*TO BE DONE*. Quote all lines below exactly. Images stay out.

— start DATASET CONTENT —

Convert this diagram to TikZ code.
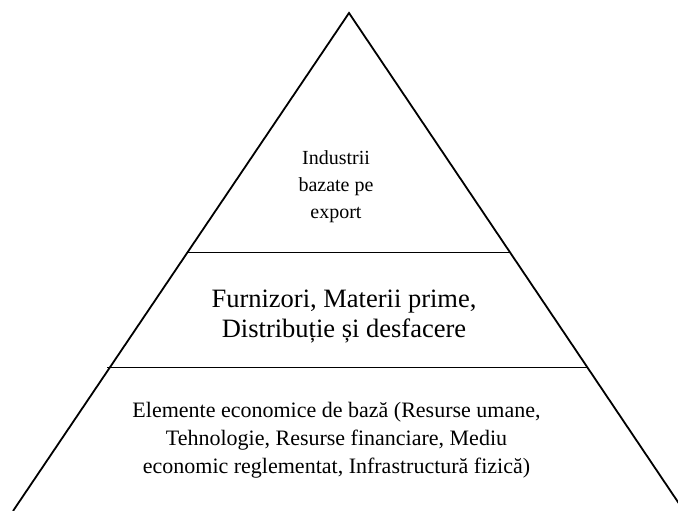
\documentclass[tikz,border=0pt]{standalone}
\usepackage{fontspec}
\setmainfont{Liberation Serif}
\begin{document}
\begin{tikzpicture}[x=1pt,y=-1pt,
  edge/.style={line width=1.8pt, line join=miter},
  divider/.style={line width=1.8pt},
  tier/.style={align=center, inner sep=0pt}]
\useasboundingbox (0,0) rectangle (678,511);
\begin{scope}
\clip (0,0) rectangle (678,511);
\coordinate (apex) at (349,13);
\coordinate (bl) at (13,511);
\coordinate (br) at (684,511);
\draw[edge] (bl) -- (apex) -- (br);
\coordinate (l1a) at (188,252.5);
\coordinate (l1b) at (510,252.5);
\coordinate (l2a) at (107,367.5);
\coordinate (l2b) at (587,367.5);
\draw[divider] (l1a) -- (l1b);
\draw[divider] (l2a) -- (l2b);
\end{scope}
\node[tier, font=\fontsize{20}{27}\selectfont] (top) at (336,187) {Industrii\\bazate pe\\export};
\node[tier, font=\fontsize{26.5}{30}\selectfont] (mid) at (344,317) {Furnizori, Materii prime,\\Distribuție și desfacere};
\node[tier, font=\fontsize{22}{28}\selectfont] (bot) at (336.5,440) {Elemente economice de bază (Resurse umane,\\Tehnologie, Resurse financiare, Mediu\\economic reglementat, Infrastructură fizică)};
\end{tikzpicture}
\end{document}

— end DATASET CONTENT —

*SOLUTION*.
Convert this diagram to TikZ code.
\documentclass[tikz,border=0pt]{standalone}
\usepackage{fontspec}
\setmainfont{Liberation Serif}
\begin{document}
\begin{tikzpicture}[x=1pt,y=-1pt,
  edge/.style={line width=1.8pt, line join=miter},
  divider/.style={line width=1.8pt},
  tier/.style={align=center, inner sep=0pt}]
\useasboundingbox (0,0) rectangle (678,511);
\begin{scope}
\clip (0,0) rectangle (678,511);
\coordinate (apex) at (349,13);
\coordinate (bl) at (13,511);
\coordinate (br) at (684,511);
\draw[edge] (bl) -- (apex) -- (br);
\coordinate (l1a) at (188,252.5);
\coordinate (l1b) at (510,252.5);
\coordinate (l2a) at (107,367.5);
\coordinate (l2b) at (587,367.5);
\draw[divider] (l1a) -- (l1b);
\draw[divider] (l2a) -- (l2b);
\end{scope}
\node[tier, font=\fontsize{20}{27}\selectfont] (top) at (336,187) {Industrii\\bazate pe\\export};
\node[tier, font=\fontsize{26.5}{30}\selectfont] (mid) at (344,317) {Furnizori, Materii prime,\\Distribuție și desfacere};
\node[tier, font=\fontsize{22}{28}\selectfont] (bot) at (336.5,440) {Elemente economice de bază (Resurse umane,\\Tehnologie, Resurse financiare, Mediu\\economic reglementat, Infrastructură fizică)};
\end{tikzpicture}
\end{document}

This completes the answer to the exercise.